The road is filled with all sorts of drivers. While we could do with less road rage-fueled drivers, a good portion of the roads is made up of cautious drivers. These are the folks who drive the speed limit, fully stop at stop signs and generally obey traffic laws. Cautious drivers have less of a risk of getting into an accident and they instill the same values into their children, thereby improving the next generation of drivers.
However, there are drivers who are so overly-cautious, they’re prone to panic attacks behind the wheel. These are the drivers who are so worried that something might go wrong that they drive under the speed limit and avoid other cars on the road at all costs, both of which can actually increase the likelihood of an accident. While a little bit of anxiety can be helpful in staying alert and focused, excessive stress can be problematic.
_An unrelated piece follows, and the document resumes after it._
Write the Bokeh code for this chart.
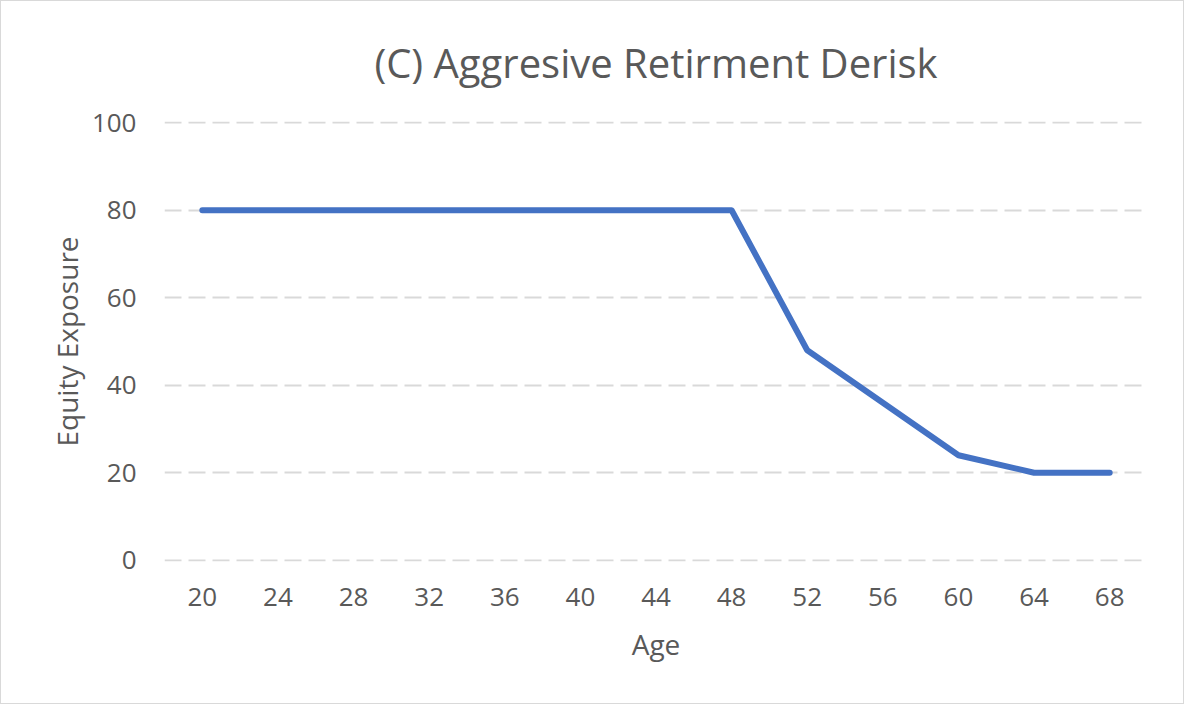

Stress feeds itself, particularly behind the wheel. If you have a panic attack while driving, your brain may associate that anxiety with being located in the car, causing more frequent panic attacks behind the wheel. Severe panic attacks may necessitate you to pull off the road, but mild panic attacks can often be managed with the following techniques:
- Drive through it: You may be nervous behind the wheel, but the best way to conquer a fear is to face it. So long as you can maintain control of your body, drive as much as you can. Eventually, your nerves may settle, allowing you to drive with less worry.
- Distract your mind: Many people begin to panic only when they’re “trapped” inside their own head. Turn on some music or a talk radio show so you can focus on something more pleasant than your fear of the road.
- Control your breathing: Slow, controlled breathing helps prevent you from hyperventilating. Breathe in for five seconds, hold for 3 and breathe out for five more seconds. This slowed breathing also improves the flow of oxygen throughout your blood stream.
- Extend your drives: It’s easy to panic in the car when you only drive short distances. Each errand is a new reason to panic. However, prolonged drives may help reprogram the way your brain interprets driving. Drive for a very long time. Take a short road trip even. After an hour or two, your panic is likely to subside in lieu of boredom. Once boredom sets in, driving can seem as mundane as brushing your teeth, giving you less cause for panic.
The goal for anxiety-riddled drivers is to find a healthy balance between caution and panic that allows them to drive safely without being overcome by stress.